Selling a constant amount of products to Brazil creates more and more money if the Brazilian real strengthens or the pound weakens. As Brazilian profits are eventually converted back to the base currency, the firm can lock in a profit that has nothing to do with an increase in sales.

And this is exactly what happened to British American Tobacco last month.

The cigarette giant is active in 180 markets and over the past 12 months, most of these markets’ currencies gained against the pound. As a result "currency swings" added £54m to operating profit... more than a third of overall profit growth!

Burberry, Inchcape and Standard Chartered are other such examples of UK stocks that have made sterling’s slide work for them... but looking long-term, which regions are going to continue to gain against the pound.
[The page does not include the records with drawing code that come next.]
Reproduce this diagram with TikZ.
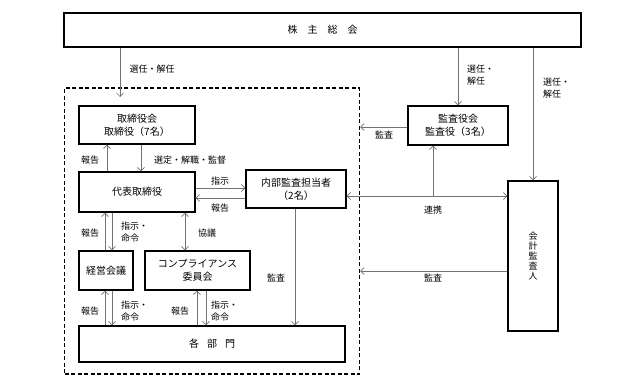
\documentclass[tikz,border=0pt]{standalone}
\usepackage{fontspec}
\setmainfont{Noto Sans CJK JP}
\usetikzlibrary{arrows.meta}

\begin{document}
\begin{tikzpicture}[x=1pt,y=-1pt,
  box/.style={draw,line width=1.2pt,inner sep=0pt,align=center,font=\fontsize{10}{13}\selectfont},
  frame/.style={draw,dashed,line width=1.1pt,dash pattern=on 4pt off 2.5pt,minimum width=295,minimum height=286},
  arr/.style={draw=black!55,line width=0.7pt,-{Straight Barb[length=3.5pt,width=7pt]}},
  dblarr/.style={draw=black!55,line width=0.7pt,{Straight Barb[length=3.5pt,width=7pt]}-{Straight Barb[length=3.5pt,width=7pt]}},
  lbl/.style={inner sep=0pt,align=left,font=\fontsize{9}{12}\selectfont}]
\useasboundingbox (0,0) rectangle (643,388);

% boxes
\node[box,minimum width=517,minimum height=34] (soukai) at (322.5,30) {株\hspace{1em}主\hspace{1em}総\hspace{1em}会};
\node[frame] (shanai) at (212,231) {};
\node[box,minimum width=116,minimum height=38] (torishimari) at (137,125) {取締役会\\取締役（7名）};
\node[box,minimum width=116,minimum height=40] (daihyo) at (137,192) {代表取締役};
\node[box,minimum width=100,minimum height=38] (naibu) at (296,189) {内部監査担当者\\（2名）};
\node[box,minimum width=100,minimum height=39] (kansayaku) at (458,125.5) {監査役会\\監査役（3名）};
\node[box,minimum width=50,minimum height=150,font=\fontsize{9}{10}\selectfont] (kaikei) at (533,256) {会\\計\\監\\査\\人};
\node[box,minimum width=54,minimum height=39] (keiei) at (106,270.5) {経営会議};
\node[box,minimum width=105,minimum height=39] (compliance) at (197.5,270.5) {コンプライアンス\\委員会};
\node[box,minimum width=266,minimum height=36] (bumon) at (212,344) {各\hspace{0.8em}部\hspace{0.8em}門};

% free ends
\coordinate (sennin) at (120,97);
\coordinate (renkei) at (433,196);

% shareholders
\draw[arr] (120,0 |- soukai.south) -- (sennin);
\draw[arr] (soukai.south -| kansayaku.north) -- (kansayaku.north);
\draw[arr] (soukai.south -| kaikei.north) -- (kaikei.north);
\node[lbl] at (152,69) {選任・解任};
\node[lbl,anchor=west] at (467,75) {選任・\\解任};
\node[lbl,anchor=west] at (543,88) {選任・\\解任};

% auditors
\draw[arr] ([yshift=-1.5]kansayaku.west) -- ([yshift=-1.5]kansayaku.west -| shanai.east);
\node[lbl] at (384,135) {監査};
\draw[dblarr] ([yshift=-7]naibu.east) -- ([yshift=-7]naibu.east -| kaikei.west);
\draw[arr] (renkei) -- (renkei |- kansayaku.south);
\node[lbl] at (433,210) {連携};
\draw[arr] ([yshift=-15]kaikei.west) -- ([yshift=-15]kaikei.west -| shanai.east);
\node[lbl] at (433,278) {監査};

% board and representative director
\draw[arr] ([xshift=-30]daihyo.north) -- ([xshift=-30]torishimari.south);
\draw[arr] ([xshift=4]torishimari.south) -- ([xshift=4]daihyo.north);
\node[lbl] at (90,160) {報告};
\node[lbl] at (190,160) {選定・解職・監督};

% internal audit
\draw[arr] ([yshift=4]daihyo.east) -- ([yshift=4]daihyo.east -| naibu.west);
\draw[arr] ([yshift=-6]daihyo.east -| naibu.west) -- ([yshift=-6]daihyo.east);
\node[lbl] at (220,181) {指示};
\node[lbl] at (220,208) {報告};
\draw[arr] ([xshift=-1]naibu.south) -- ([xshift=-1]naibu.south |- bumon.north);
\node[lbl] at (276,278) {監査};

% management meeting and compliance
\draw[arr] ([xshift=-1]keiei.north) -- ([xshift=-1]keiei.north |- daihyo.south);
\draw[arr] ([xshift=6]keiei.north |- daihyo.south) -- ([xshift=6]keiei.north);
\node[lbl] at (90,233) {報告};
\node[lbl,anchor=west] at (121,232) {指示・\\命令};
\draw[dblarr] ([xshift=48]daihyo.south) -- ([xshift=48]daihyo.south |- compliance.north);
\node[lbl] at (207,233) {協議};

% departments
\draw[arr] ([xshift=-1]keiei.south |- bumon.north) -- ([xshift=-1]keiei.south);
\draw[arr] ([xshift=6]keiei.south) -- ([xshift=6]keiei.south |- bumon.north);
\node[lbl] at (90,311) {報告};
\node[lbl,anchor=west] at (121,311) {指示・\\命令};
\draw[arr] ([xshift=-0.5]compliance.south |- bumon.north) -- ([xshift=-0.5]compliance.south);
\draw[arr] ([xshift=8.5]compliance.south) -- ([xshift=8.5]compliance.south |- bumon.north);
\node[lbl] at (180,311) {報告};
\node[lbl,anchor=west] at (211,311) {指示・\\命令};
\end{tikzpicture}
\end{document}
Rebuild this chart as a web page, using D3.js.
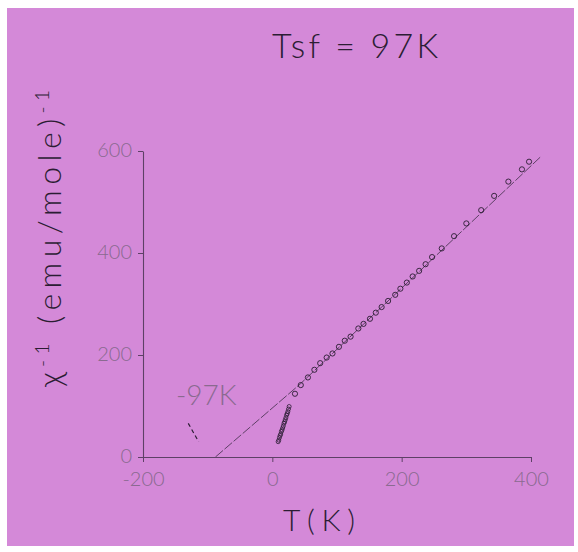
<!DOCTYPE html>
<html>
<head>
<meta charset="utf-8">
<script src="https://cdn.jsdelivr.net/npm/d3@7"></script>
<style>
  body { margin: 0; background: #fff; }
  text { font-family: Lato, "DejaVu Sans", sans-serif; }
</style>
</head>
<body>
<div id="chart"></div>
<script>
// values
var fitLineT = [-88, 43, 416];
var fitLineV = [0, 143, 590];

var highT = [35, 44, 55, 65, 74, 84, 93, 103, 112, 121, 133, 141, 151, 160, 169, 179, 190, 198, 208, 217, 227, 237, 247, 262, 281, 300, 323, 343, 365, 386, 397];
var highV = [124, 141, 156, 171, 184, 195, 203, 216, 228, 236, 252, 261, 271, 283, 294, 306, 318, 330, 342, 354, 365, 378, 392, 409, 433, 458, 484, 512, 540, 564, 579];

var lowT = [9, 10, 11, 12, 13, 14, 15, 16, 17, 18, 19, 20, 21, 22, 23, 24, 25, 26];
var lowV = [30, 33, 38, 42, 45, 50, 53, 57, 61, 66, 69, 73, 77, 82, 85, 89, 94, 99];

var markT = [-130, -114];
var markV = [66, 30];

var xTicks = [-200, 0, 200, 400];
var yTicks = [0, 200, 400, 600];

var width = 578, height = 552;
var inkColor = "#2b1d33";
var axisColor = "#5e4066";
var labelColor = "#8a6a90";

var svg = d3.select("#chart")
  .append("svg")
  .attr("width", width)
  .attr("height", height);

// scanned paper
svg.append("rect")
  .attr("x", 7).attr("y", 8)
  .attr("width", 567).attr("height", 538)
  .attr("fill", "#d489d8");

var x = d3.scaleLinear().domain([-200, 400]).range([143, 531]);
var y = d3.scaleLinear().domain([0, 600]).range([457, 151]);

// axes (plain hyphen minus like the original print)
var plain = function(d) { return String(d); };

var xAxis = svg.append("g")
  .attr("transform", "translate(0," + y(0) + ")")
  .call(d3.axisBottom(x).tickValues(xTicks).tickSize(5).tickSizeOuter(0).tickFormat(plain));

var yAxis = svg.append("g")
  .attr("transform", "translate(" + x(-200) + ",0)")
  .call(d3.axisLeft(y).tickValues(yTicks).tickSize(5).tickSizeOuter(0).tickPadding(6).tickFormat(plain));

[xAxis, yAxis].forEach(function(a) {
  a.select(".domain").attr("stroke", axisColor).attr("stroke-width", 1.1);
  a.selectAll(".tick line").attr("stroke", axisColor).attr("stroke-width", 1);
  a.selectAll(".tick text")
    .attr("fill", labelColor)
    .style("font-size", "20px")
    .style("font-weight", 300);
});
xAxis.selectAll(".tick text").attr("y", 15);
yAxis.selectAll(".tick text").attr("dy", "0.28em");

// fitted line
var line = d3.line()
  .x(function(d) { return x(d[0]); })
  .y(function(d) { return y(d[1]); });

svg.append("path")
  .datum(fitLineT.map(function(t, i) { return [t, fitLineV[i]]; }))
  .attr("d", line)
  .attr("fill", "none")
  .attr("stroke", axisColor)
  .attr("stroke-width", 1)
  .attr("stroke-dasharray", "10,2");

// measured points
svg.append("g").selectAll("circle")
  .data(highT.map(function(t, i) { return [t, highV[i]]; }))
  .enter()
  .append("circle")
  .attr("cx", function(d) { return x(d[0]); })
  .attr("cy", function(d) { return y(d[1]); })
  .attr("r", 2.6)
  .attr("fill", "none")
  .attr("stroke", inkColor)
  .attr("stroke-width", 0.9);

svg.append("g").selectAll("circle")
  .data(lowT.map(function(t, i) { return [t, lowV[i]]; }))
  .enter()
  .append("circle")
  .attr("cx", function(d) { return x(d[0]); })
  .attr("cy", function(d) { return y(d[1]); })
  .attr("r", 2)
  .attr("fill", "none")
  .attr("stroke", inkColor)
  .attr("stroke-width", 0.8);

// pencil mark under the label
svg.append("path")
  .datum(markT.map(function(t, i) { return [t, markV[i]]; }))
  .attr("d", line)
  .attr("stroke", inkColor)
  .attr("stroke-width", 1.2)
  .attr("stroke-dasharray", "4,3");

svg.append("text")
  .attr("x", 176).attr("y", 405)
  .attr("fill", labelColor)
  .style("font-size", "28px")
  .style("font-weight", 300)
  .text("-97K");

// handwritten notes
svg.append("text")
  .attr("x", 272).attr("y", 58)
  .attr("fill", inkColor)
  .attr("textLength", 166)
  .style("font-size", "34px")
  .style("font-weight", 300)
  .text("Tsf = 97K");

svg.append("text")
  .attr("x", 283).attr("y", 531)
  .attr("fill", inkColor)
  .attr("textLength", 72)
  .style("font-size", "30px")
  .style("font-weight", 300)
  .text("T(K)");

var yLabel = svg.append("text")
  .attr("transform", "translate(61,387) rotate(-90)")
  .attr("fill", inkColor)
  .attr("textLength", 297)
  .style("font-size", "32px")
  .style("font-weight", 300);
yLabel.append("tspan").text("χ");
yLabel.append("tspan").attr("dy", -12).style("font-size", "19px").text("-1");
yLabel.append("tspan").attr("dy", 12).text(" (emu/mole)");
yLabel.append("tspan").attr("dy", -12).style("font-size", "19px").text("-1");
</script>
</body>
</html>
As with so many other investment questions, the answer is emerging markets.

Emerging market currencies lead the way

Currencies are priced in pairs. In order for the pound to fall against a foreign currency one of following has to happen.
  1. Trader sentiment towards the UK worsens and traders sell pounds.
  2. Trader sentiment towards the foreign country improves and traders buy foreign currency.
  3. Both 1 and 2 happen.

We are seeing the third case here with sentiment toward the UK falling and towards emerging markets improving. But how can that be so when you look at inflation, a major determinant of exchange rates?

Inflation in emerging markets is even higher than in the UK... 7.1% versus 4% according to the OECD. So why is the pound flagging? Well, there’s more to currencies than just inflation.

Emerging markets top the global growth and global surplus rankings. To take China as a case in point, China boasts the world’s largest trade surplus, the government budget is in the black and GDP growth estimates for the year average around 9.6%.

By way of comparison, the UK is deep in the red, on the verge of recession and money is leaving the country faster than it ever came in.

This demonstrates that a bet against sterling is a good idea in most directions, just don’t look at America, they’re even worse than we are.